Saturday, February 23, 2013

the charm of the earnest

i have a new addiction. musical websites belonging to extraordinarily ordinary people.

I work as an assistant for a pro-audio reseller, and while looking up info one day about Omnichords (you gotta love you some Omnichords) i found a charming, and yes, archaic website belonging to an older fellow who repairs and teaches classes on these weird little machines.

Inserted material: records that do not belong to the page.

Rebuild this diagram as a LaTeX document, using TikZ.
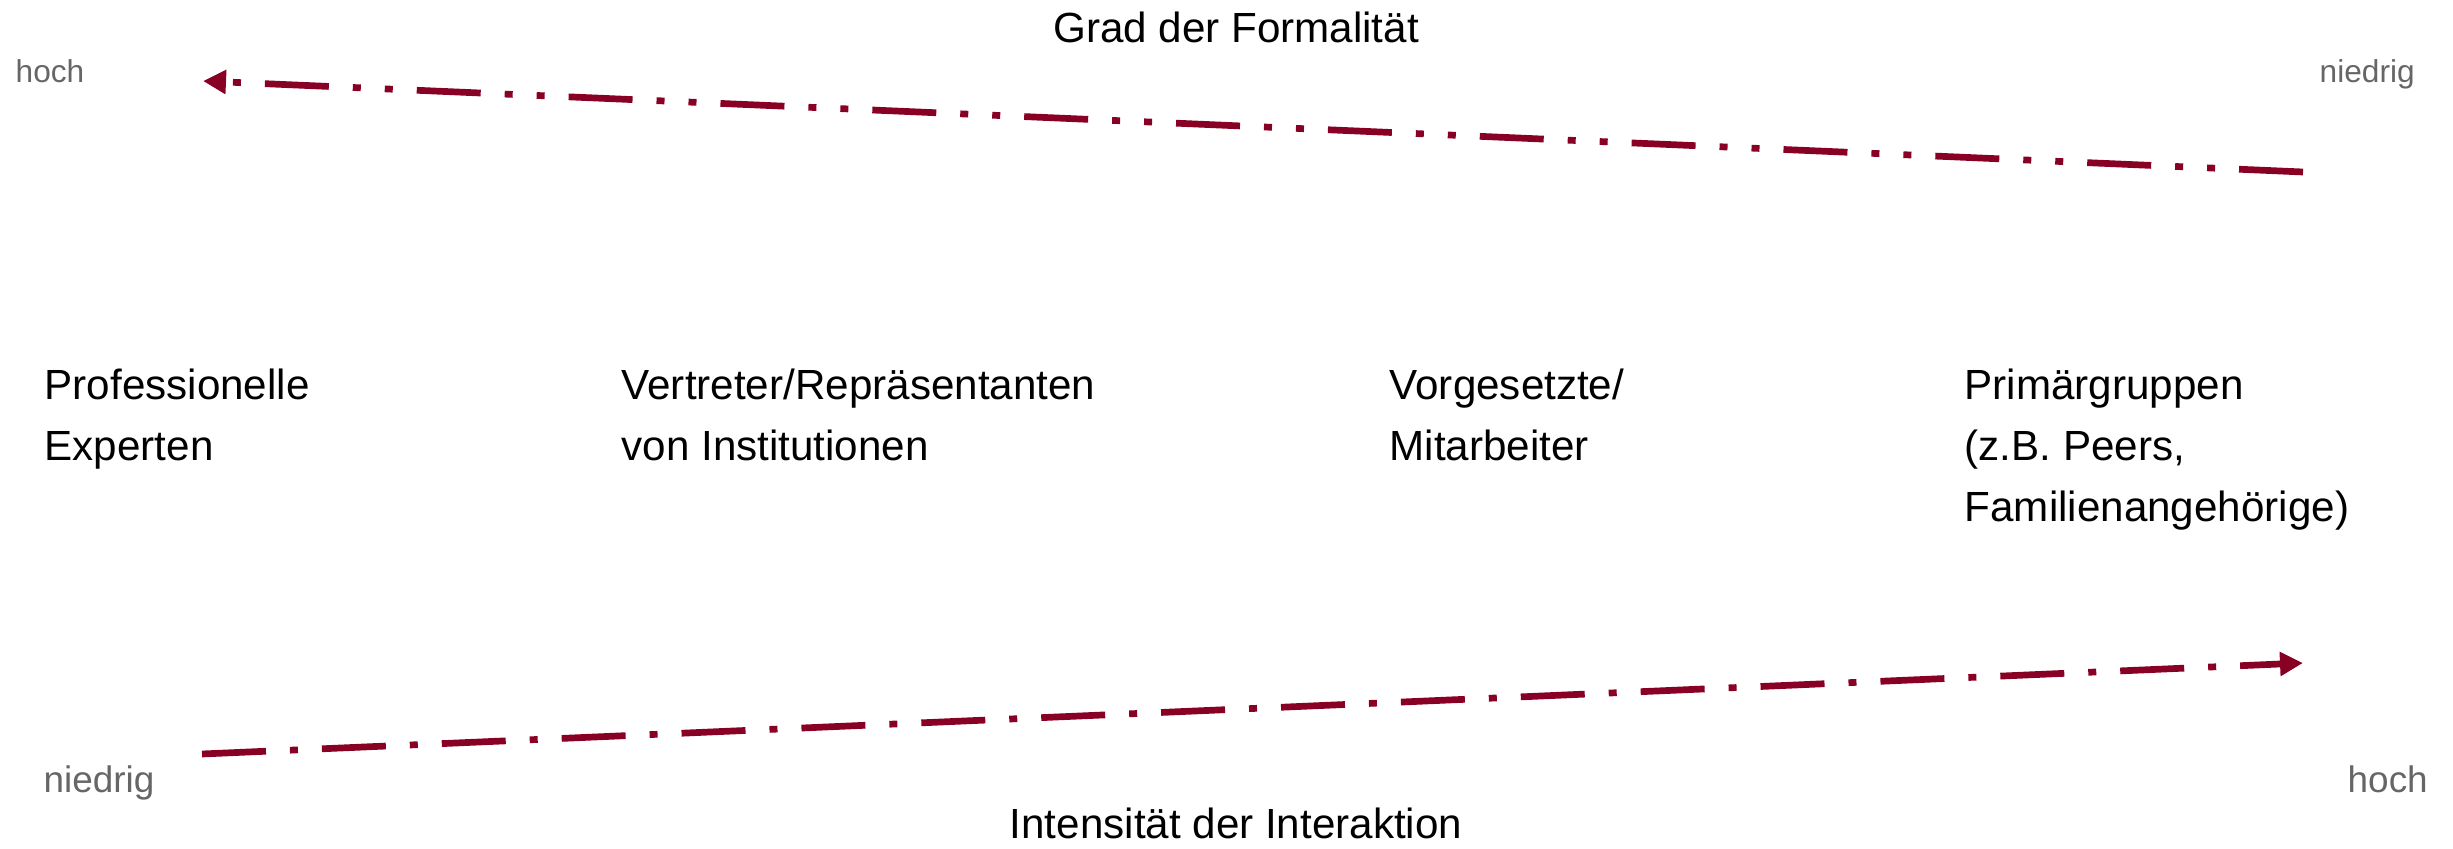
\documentclass[tikz,border=0pt]{standalone}
\usepackage{fontspec}
\setmainfont{Liberation Sans}
\usepackage{tikz}
\usetikzlibrary{arrows.meta}
\definecolor{weinrot}{RGB}{136,0,36}
\definecolor{labelgrau}{RGB}{102,102,102}
\tikzset{
  achse/.style={weinrot, line width=0.067cm, -{Triangle[length=0.23cm, width=0.23cm]}},
  punktpunkt/.style={dash pattern=on 0.64cm off 0.24cm on 0.08cm off 0.24cm on 0.08cm off 0.24cm},
  strichpunkt/.style={dash pattern=on 0.64cm off 0.24cm on 0.08cm off 0.24cm},
  gruppe/.style={anchor=base west, inner sep=0pt, align=left, font=\fontsize{12}{17.3}\selectfont},
  titel/.style={anchor=base, inner sep=0pt, font=\fontsize{12}{14}\selectfont},
  grad/.style={anchor=base west, inner sep=0pt, text=labelgrau}
}
\begin{document}
\begin{tikzpicture}
    \useasboundingbox (0,0) rectangle (24.53,8.48);

    \coordinate (F1) at (23.03,6.76);
    \coordinate (F0) at (2.03,7.67);
    \coordinate (I0) at (2.02,0.94);
    \coordinate (I1) at (23.03,1.85);

    \draw[achse, punktpunkt] (F1) -- (F0);
    \draw[achse, strichpunkt] (I0) -- (I1);

    \node[titel] (formal) at (12.36,8.05) {Grad der Formalität};
    \node[titel] (intens) at (12.36,0.10) {Intensität der Interaktion};

    \node[grad, font=\fontsize{9}{11}\selectfont] (fhoch) at (0.15,7.65) {hoch};
    \node[grad, font=\fontsize{9}{11}\selectfont] (fniedrig) at (23.19,7.65) {niedrig};
    \node[grad, font=\fontsize{10.5}{12}\selectfont] (iniedrig) at (0.43,0.56) {niedrig};
    \node[grad, font=\fontsize{10.5}{12}\selectfont] (ihoch) at (23.47,0.56) {hoch};

    \node[gruppe] (experten) at (0.44,3.88) {Professionelle\\Experten};
    \node[gruppe] (vertreter) at (6.21,3.88) {Vertreter/Repräsentanten\\von Institutionen};
    \node[gruppe] (vorgesetzte) at (13.89,3.88) {Vorgesetzte/\\Mitarbeiter};
    \node[gruppe] (primaer) at (19.64,3.27) {Primärgruppen\\(z.B. Peers,\\Familienangehörige)};
\end{tikzpicture}
\end{document}
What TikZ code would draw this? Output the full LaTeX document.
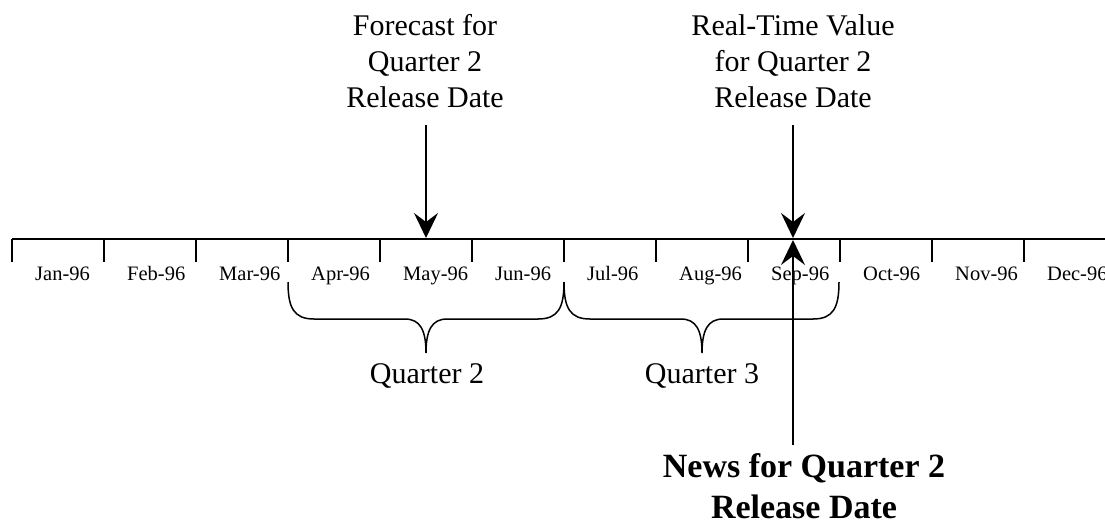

If you aren't familiar with an Omnichord, its sort of a user friendly electronic harpsichord with Casio underpinnings. You know what i mean- its got the built-in synth "waltz" beats, horrible yet wonderful electronic equivalents of things like flutes and trumpets- and its "FUN FOR THE WHOLE FAMILY!"
Yes, really. 
The above is just one example of this family-friendly ethos that spawned quite a little library of horribly inappropriate (at least on my own snooty rarified esthetic grounds) songbooks aimed at middle America (and Canada too, probably). Its pretty bizarre considering this is the same instrument that can be heard in songs by people like (the beloved) Broadcast, Antenna, and Stereolab, to name a few... the same instrument that might just now, be accompanying a little old church choir in say, Florida. 
But I digress. 

The websites. 


Its an entirely new world for me. But I find people really the most fascinating thing of all. I have always been interested in true crime and the MOST fascinating thing for me has always been the victims, the little details of their lives, the things that perhaps led them to wind up on that street corner or at that bar on just That Night. In fact, if ordinary people wrote more books about their lives, that is probably all I would ever read. Nothing is too boring for me. I like hearing all the mundane details, where they grew up, their perspective on things like, say, UFOs, or physics, or Divine Judgement. Ordinary people are actually not at all ordinary. I discovered that after years of working at gas stations in the south- every one, but everyone, is interesting, but they just don't know it. 

So, when you have someone who thinks of themselves as ordinary, who writes songs that you and I know (in our infinite and questionable wisdom) will never make the top 40, and then they make a website, what you have is a weird little corner of the Internet Multiverse. Its like the worldwide web equivalent of song poems- those "for a fee" songs that are being collected now by more obviously weird people like myself. Listen to 20 or 30 of those in an evening and regular music will start to sound patently ridiculous and even uninspired. Songs like "Moon Men" or "Jimmy Carter Says Yes" or "Octopus Woman Let Me Go"....songs written by people who work 9-5 for 30 years and raise families and tap out tunes on their Omnichords or Casios and write weird little poems that rhyme in clumsy ways... but somehow the end result is a weird kind of genius, completely and utterly devoid of guile, irony, or conventional talent. 

So I have been spending a good chunk of my free time just wandering around, looking for the right websites to turn that crank. A dead giveaway is really bad, Windows-95-era graphics. You know, the Angelfire-free-website-era graphics. Comic Sans font, some adverts placed at the bottom for cheaper insurance, choppily-scrolling pages, and of course, heaps of grammatical errors. 

It must be said, if it is not obvious, that I am not looking for comedy here. I am not laughing heartily at the stupidity or lack of sophistication of Joe Six Pack. I actually find it alot more interesting than the self-absorbed, esoteric hepster ramblings of someone who is a bit more "tuned in". I WANT to hear the thoughts and see the creativity of people who have, honest to god, probably have never even heard of the Velvet Underground. I already KNOW what people like ME think, pretty much- i have inhabited that landscape my whole life. And I live in Los Angeles, at an artist's collective and underground venue. I get vast boatloads of Hep and Irony on my plate every day. Something in me cries out sometimes for the ordinary, the naive, the guileless, for those that don't know any better. I find it supremely restful. 

A wonderful example of this is ...THIS....
and this...
and this.

The great thing about websites like the above is that they sometimes venture into some off-key territory.  Check this out....see jesus in a rorshach.

There is also the weird subset of websites that are "faith-based". Some of these are even better examples of what I am talking about, drenched in earnest appeals and canned piano gospel, with the occasional political diatribe thrown in for good measure. 

Again, this is not a clever mock, more like a sociological study. Do such people ever peer over the fence at US, the artsy, techy, above-it-all-types who salivate over Suicide boxsets and Can rereleases and blog about it on our Macs? Are they disturbed, or interested, or consider us godless? Have we all gotten too sophisticated, a little too steeped in our genre-fication and false depths? 

Then again, some of it is pretty funny. And we probably are godless, compared to Peggy.